"Furthermore, the General Assembly is prohibiting from doing indirectly that which the Virginia Constitution prohibits it from doing directly"He cited Marshall v. N. Va. Transp. Auth., 275 Va. 41 9, 435, 657 S.E.2d 71, 78 (2008) for this proposition. I about fell out of my chair when I read that he wrote that.
Back in early 2012, I asked the Attorney General for an opinion about pending legislation to allow individuals and corporations to claim tax credits for contributions to foundations that would spend that money on private secondary education. The Commonwealth is specifically prohibited from supporting religious education by both the First Amendment and the Constitution of Virginia in two different places. The Attorney General also previously opined that the General Assembly was specifically prohibited from appropriating money to charities back in 2010.
I argued while a tax credit was not the state writing a check, the effect on the state treasury was the same - a dollar for dollar reduction of tax revenue by an amount ultimately going to private education.
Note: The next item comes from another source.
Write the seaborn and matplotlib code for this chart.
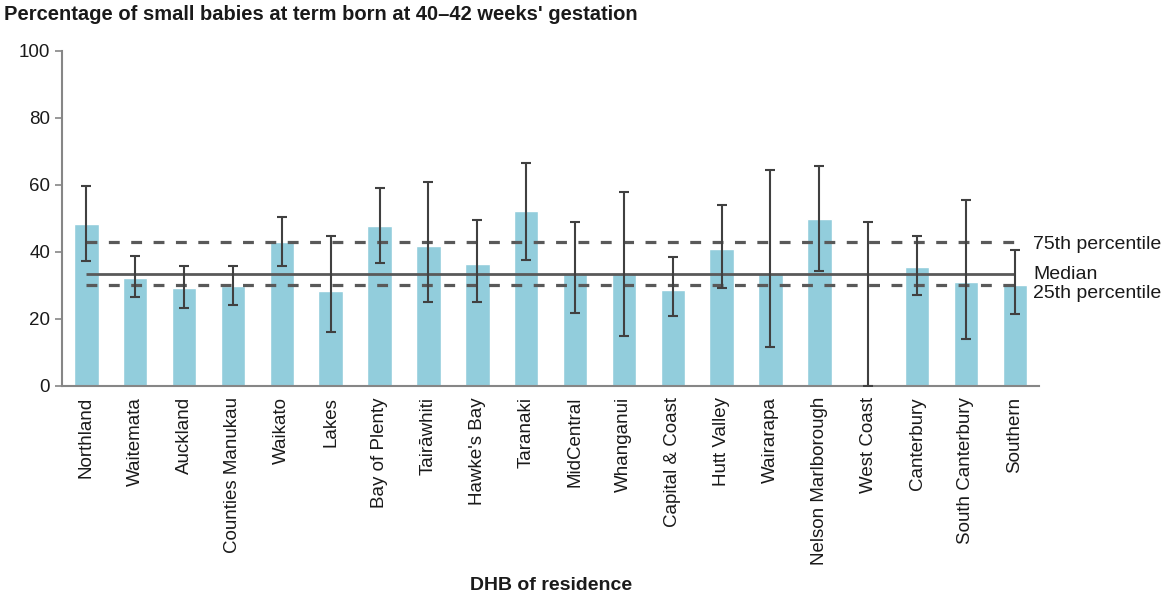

I also suggested that the state can't go through the back door to do something not allowed through the front.
In an opinion dated May 25, 2012, the Attorney General said I was wrong and that the Constitution only prohibited appropriations, but not tax credits basically ducking the thrust of my argument which was that the Constitution prohibits taxpayer money going to non-public education, religious education or charities.
I guess his view of the Constitution depends on which policy he's evaluating.